There is a growing financial concept, internationally, among families who care for a child with Attention Deficit Hyperactivity disorder (ADHD). Known as Disability Living Allowance (DLA), families of children with ADHD, outside of the United States, are qualifying for this financial disability allowance to aid in the care of their family, specifically the child who is affected.
For children who suffer from Attention Deficit Hyperactivity disorder (ADHD), symptoms of inattention and impulsivity often compound the effects of hyperactivity. The end result is a child who may make poor decisions, damaging property or causing bodily harm to others.
For parents, the key to overcoming their child’s complications associated with ADHD lies in the early detection and treatment of the condition, including the use of prescription medications and psychotherapy. In addition to these resources, parents must also focus on finding other activities in which to engage the ADHD so as to improve self esteem, self confidence and distract from unruly behavior.

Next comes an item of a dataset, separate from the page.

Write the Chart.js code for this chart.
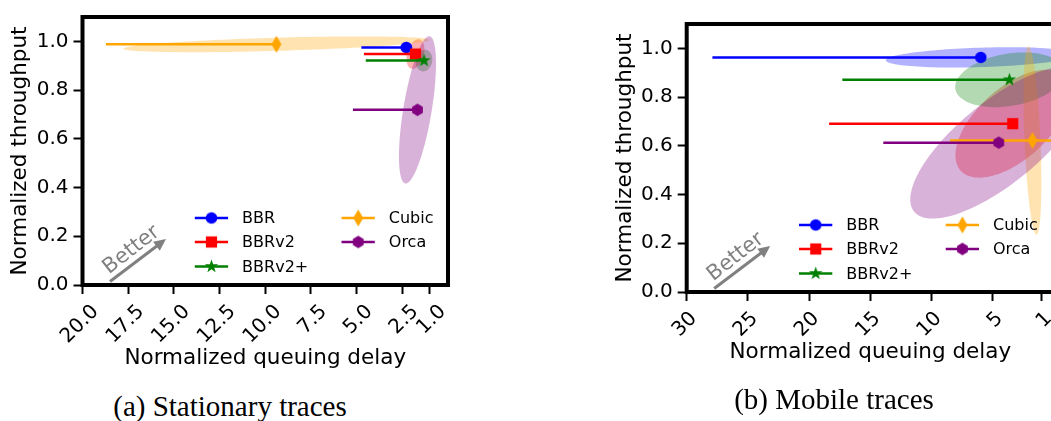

The costs associated with caring for an ADHD child adequately can be overwhelming. Internationally, families are applying for, and using, a financial welfare type of program known as the Disability Living Allowance. Designed to provide a financial allowance to families as a way to promote added supervision, acquire medications and therapy, promote social skill programs and even repair or replace the items or bodily harm damage, the Disability Living Allowance has been quite effective at assisting families with the ability to capture some control over the complication in their child.
In the United States, millions of adults and children are uninsured. In addition, to the uninsured, we have millions of individuals who suffer from untreated mental health disorders who, unfortunately, move into adulthood often unable to hold gainful employment, establish solid social networks and may even become involved in illegal activities. With the ability to obtain disability benefits for treating a confirmed case of ADHD, many clinicians agree we may be able to decrease the long term ramifications of ADHD in the United States.
Very few families in the United States apply for disability benefits for their children and even fewer apply for those benefits when a child is diagnosed with ADHD. Because of the time consuming nature of the paperwork involved with disability, coupled with the increasingly common denial of benefits initially, many families opt to find other options for managing their child’s ADHD, often relying upon extended family members for added supervision.
As one of the most widely studied childhood disorders, ADHD continues to be a leading concern among educators, healthcare professionals and parents. Creating a platform on which families can apply for specific ADHD benefits, termed Disability Living Allowance, as a society we may be able to provide a specific service to these families and improve the overall long term outcomes in violence, social networks and employment.